## [WHAT THE EXERCISE ASKS]
Reproduce the data exactly and drop any pictures it holds.

START MATERIAL PROVIDED

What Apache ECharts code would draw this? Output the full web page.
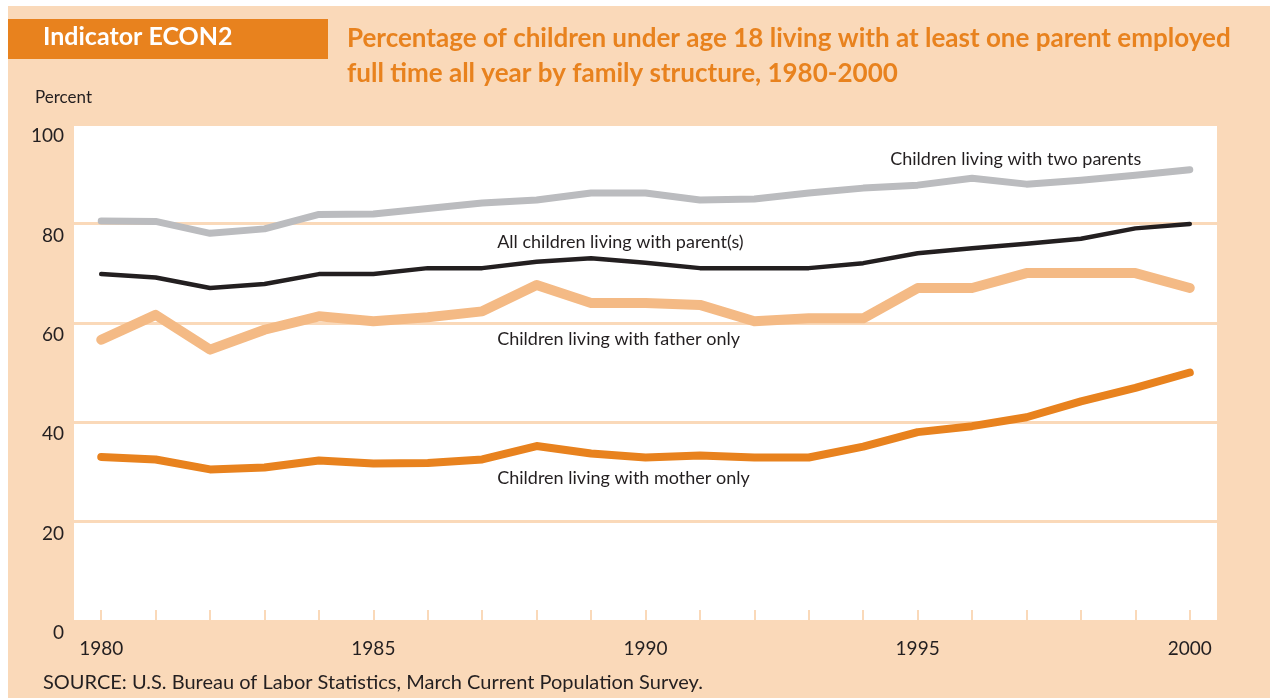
<!DOCTYPE html>
<html>
<head>
<meta charset="utf-8">
<script src="https://cdn.jsdelivr.net/npm/echarts@6/dist/echarts.min.js"></script>
<style>
  html, body { margin: 0; padding: 0; background: #ffffff; }
  #bg { position: absolute; left: 8px; top: 6px; width: 1262px; height: 692px; background: #FAD9B9; }
  #chart { position: absolute; left: 0; top: 0; width: 1270px; height: 698px; }
</style>
</head>
<body>
<div id="bg"></div>
<div id="chart"></div>
<script>
const years = ['1980','1981','1982','1983','1984','1985','1986','1987','1988','1989','1990',
               '1991','1992','1993','1994','1995','1996','1997','1998','1999','2000'];
const yTicks = [0, 20, 40, 60, 80, 100];

const twoParents = [80.5, 80.4, 78.0, 78.9, 81.8, 81.9, 83.0, 84.1, 84.7, 86.1, 86.1,
                    84.7, 84.9, 86.1, 87.1, 87.7, 89.1, 87.9, 88.7, 89.7, 90.8];
const allChildren = [69.8, 69.1, 67.0, 67.8, 69.8, 69.8, 71.0, 71.0, 72.3, 73.0, 72.1,
                     71.0, 71.0, 71.0, 72.0, 74.0, 75.0, 75.9, 76.9, 79.0, 79.9];
const fatherOnly = [56.6, 61.6, 54.6, 58.6, 61.3, 60.3, 61.1, 62.3, 67.6, 64.0, 64.0,
                    63.6, 60.3, 60.9, 60.9, 67.0, 67.0, 70.0, 70.0, 70.0, 67.0];
const motherOnly = [33.0, 32.5, 30.5, 30.9, 32.3, 31.7, 31.8, 32.5, 35.2, 33.7, 32.9,
                    33.3, 32.9, 32.9, 35.1, 38.0, 39.2, 41.0, 44.2, 46.9, 50.0];

const seriesNames = [
  'Children living with two parents',
  'All children living with parent(s)',
  'Children living with father only',
  'Children living with mother only'
];
// label anchors in data space: [year, value, distance]
const labelAnchors = [
  ['1994', 93.0, 27],
  ['1987', 76.3, 15],
  ['1987', 56.7, 15],
  ['1987', 28.8, 15]
];

const PEACH = '#FAD9B9';
const ORANGE = '#E8821E';
const DARK = '#231F20';
const FONT = 'Lato, "Open Sans", sans-serif';

function mkSeries(i, data, color, width) {
  return {
    name: seriesNames[i],
    type: 'line',
    data: data,
    symbol: 'none',
    lineStyle: { color: color, width: width, cap: 'round', join: 'round' },
    z: 2 + i,
    markPoint: {
      symbol: 'circle',
      symbolSize: 0,
      silent: true,
      data: [{ coord: [labelAnchors[i][0], labelAnchors[i][1]] }],
      label: {
        show: true,
        position: 'right',
        distance: labelAnchors[i][2],
        formatter: seriesNames[i],
        color: DARK,
        fontFamily: FONT,
        fontSize: 18
      }
    }
  };
}

const chart = echarts.init(document.getElementById('chart'), null, { renderer: 'canvas' });
chart.setOption({
  animation: false,
  backgroundColor: 'transparent',
  textStyle: { fontFamily: FONT },
  grid: {
    left: 74, right: 53, top: 124, bottom: 77,
    show: true, backgroundColor: '#ffffff', borderWidth: 0
  },
  xAxis: {
    type: 'category',
    data: years,
    boundaryGap: true,
    axisLine: { show: false },
    axisTick: {
      show: true, inside: true, alignWithLabel: true, interval: 0, length: 11,
      lineStyle: { color: PEACH, width: 2 }
    },
    axisLabel: {
      interval: 4, color: DARK, fontSize: 19, margin: 18, fontFamily: FONT
    },
    splitLine: { show: false }
  },
  yAxis: {
    type: 'value',
    min: yTicks[0], max: yTicks[yTicks.length - 1], interval: 20,
    axisLine: { show: false },
    axisTick: { show: false },
    axisLabel: {
      color: DARK, fontSize: 19, margin: 10, fontFamily: FONT,
      verticalAlign: 'top', lineHeight: 24
    },
    splitLine: { show: true, lineStyle: { color: PEACH, width: 3 } }
  },
  graphic: [
    { type: 'rect', left: 8, top: 19, shape: { width: 320, height: 40 }, style: { fill: ORANGE } },
    { type: 'text', left: 43, top: 24, style: { text: 'Indicator ECON2', fill: '#ffffff',
      font: 'bold 25px ' + FONT } },
    { type: 'text', left: 347, top: 21, style: {
      text: 'Percentage of children under age 18 living with at least one parent employed\nfull time all year by family structure, 1980-2000',
      fill: ORANGE, font: 'bold 26px ' + FONT, lineHeight: 35 } },
    { type: 'text', left: 35, top: 89, style: { text: 'Percent', fill: DARK, font: '17px ' + FONT } },
    { type: 'text', left: 43, top: 673, style: {
      text: 'SOURCE: U.S. Bureau of Labor Statistics, March Current Population Survey.',
      fill: DARK, font: '20px ' + FONT } }
  ],
  series: [
    mkSeries(0, twoParents, '#BBBCBF', 7),
    mkSeries(1, allChildren, DARK, 4.5),
    mkSeries(2, fatherOnly, '#F4BA85', 10),
    mkSeries(3, motherOnly, ORANGE, 8)
  ]
});
</script>
</body>
</html>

END MATERIAL PROVIDED

## [TASK RESULT]
What Apache ECharts code would draw this? Output the full web page.
<!DOCTYPE html>
<html>
<head>
<meta charset="utf-8">
<script src="https://cdn.jsdelivr.net/npm/echarts@6/dist/echarts.min.js"></script>
<style>
  html, body { margin: 0; padding: 0; background: #ffffff; }
  #bg { position: absolute; left: 8px; top: 6px; width: 1262px; height: 692px; background: #FAD9B9; }
  #chart { position: absolute; left: 0; top: 0; width: 1270px; height: 698px; }
</style>
</head>
<body>
<div id="bg"></div>
<div id="chart"></div>
<script>
const years = ['1980','1981','1982','1983','1984','1985','1986','1987','1988','1989','1990',
               '1991','1992','1993','1994','1995','1996','1997','1998','1999','2000'];
const yTicks = [0, 20, 40, 60, 80, 100];

const twoParents = [80.5, 80.4, 78.0, 78.9, 81.8, 81.9, 83.0, 84.1, 84.7, 86.1, 86.1,
                    84.7, 84.9, 86.1, 87.1, 87.7, 89.1, 87.9, 88.7, 89.7, 90.8];
const allChildren = [69.8, 69.1, 67.0, 67.8, 69.8, 69.8, 71.0, 71.0, 72.3, 73.0, 72.1,
                     71.0, 71.0, 71.0, 72.0, 74.0, 75.0, 75.9, 76.9, 79.0, 79.9];
const fatherOnly = [56.6, 61.6, 54.6, 58.6, 61.3, 60.3, 61.1, 62.3, 67.6, 64.0, 64.0,
                    63.6, 60.3, 60.9, 60.9, 67.0, 67.0, 70.0, 70.0, 70.0, 67.0];
const motherOnly = [33.0, 32.5, 30.5, 30.9, 32.3, 31.7, 31.8, 32.5, 35.2, 33.7, 32.9,
                    33.3, 32.9, 32.9, 35.1, 38.0, 39.2, 41.0, 44.2, 46.9, 50.0];

const seriesNames = [
  'Children living with two parents',
  'All children living with parent(s)',
  'Children living with father only',
  'Children living with mother only'
];
// label anchors in data space: [year, value, distance]
const labelAnchors = [
  ['1994', 93.0, 27],
  ['1987', 76.3, 15],
  ['1987', 56.7, 15],
  ['1987', 28.8, 15]
];

const PEACH = '#FAD9B9';
const ORANGE = '#E8821E';
const DARK = '#231F20';
const FONT = 'Lato, "Open Sans", sans-serif';

function mkSeries(i, data, color, width) {
  return {
    name: seriesNames[i],
    type: 'line',
    data: data,
    symbol: 'none',
    lineStyle: { color: color, width: width, cap: 'round', join: 'round' },
    z: 2 + i,
    markPoint: {
      symbol: 'circle',
      symbolSize: 0,
      silent: true,
      data: [{ coord: [labelAnchors[i][0], labelAnchors[i][1]] }],
      label: {
        show: true,
        position: 'right',
        distance: labelAnchors[i][2],
        formatter: seriesNames[i],
        color: DARK,
        fontFamily: FONT,
        fontSize: 18
      }
    }
  };
}

const chart = echarts.init(document.getElementById('chart'), null, { renderer: 'canvas' });
chart.setOption({
  animation: false,
  backgroundColor: 'transparent',
  textStyle: { fontFamily: FONT },
  grid: {
    left: 74, right: 53, top: 124, bottom: 77,
    show: true, backgroundColor: '#ffffff', borderWidth: 0
  },
  xAxis: {
    type: 'category',
    data: years,
    boundaryGap: true,
    axisLine: { show: false },
    axisTick: {
      show: true, inside: true, alignWithLabel: true, interval: 0, length: 11,
      lineStyle: { color: PEACH, width: 2 }
    },
    axisLabel: {
      interval: 4, color: DARK, fontSize: 19, margin: 18, fontFamily: FONT
    },
    splitLine: { show: false }
  },
  yAxis: {
    type: 'value',
    min: yTicks[0], max: yTicks[yTicks.length - 1], interval: 20,
    axisLine: { show: false },
    axisTick: { show: false },
    axisLabel: {
      color: DARK, fontSize: 19, margin: 10, fontFamily: FONT,
      verticalAlign: 'top', lineHeight: 24
    },
    splitLine: { show: true, lineStyle: { color: PEACH, width: 3 } }
  },
  graphic: [
    { type: 'rect', left: 8, top: 19, shape: { width: 320, height: 40 }, style: { fill: ORANGE } },
    { type: 'text', left: 43, top: 24, style: { text: 'Indicator ECON2', fill: '#ffffff',
      font: 'bold 25px ' + FONT } },
    { type: 'text', left: 347, top: 21, style: {
      text: 'Percentage of children under age 18 living with at least one parent employed\nfull time all year by family structure, 1980-2000',
      fill: ORANGE, font: 'bold 26px ' + FONT, lineHeight: 35 } },
    { type: 'text', left: 35, top: 89, style: { text: 'Percent', fill: DARK, font: '17px ' + FONT } },
    { type: 'text', left: 43, top: 673, style: {
      text: 'SOURCE: U.S. Bureau of Labor Statistics, March Current Population Survey.',
      fill: DARK, font: '20px ' + FONT } }
  ],
  series: [
    mkSeries(0, twoParents, '#BBBCBF', 7),
    mkSeries(1, allChildren, DARK, 4.5),
    mkSeries(2, fatherOnly, '#F4BA85', 10),
    mkSeries(3, motherOnly, ORANGE, 8)
  ]
});
</script>
</body>
</html>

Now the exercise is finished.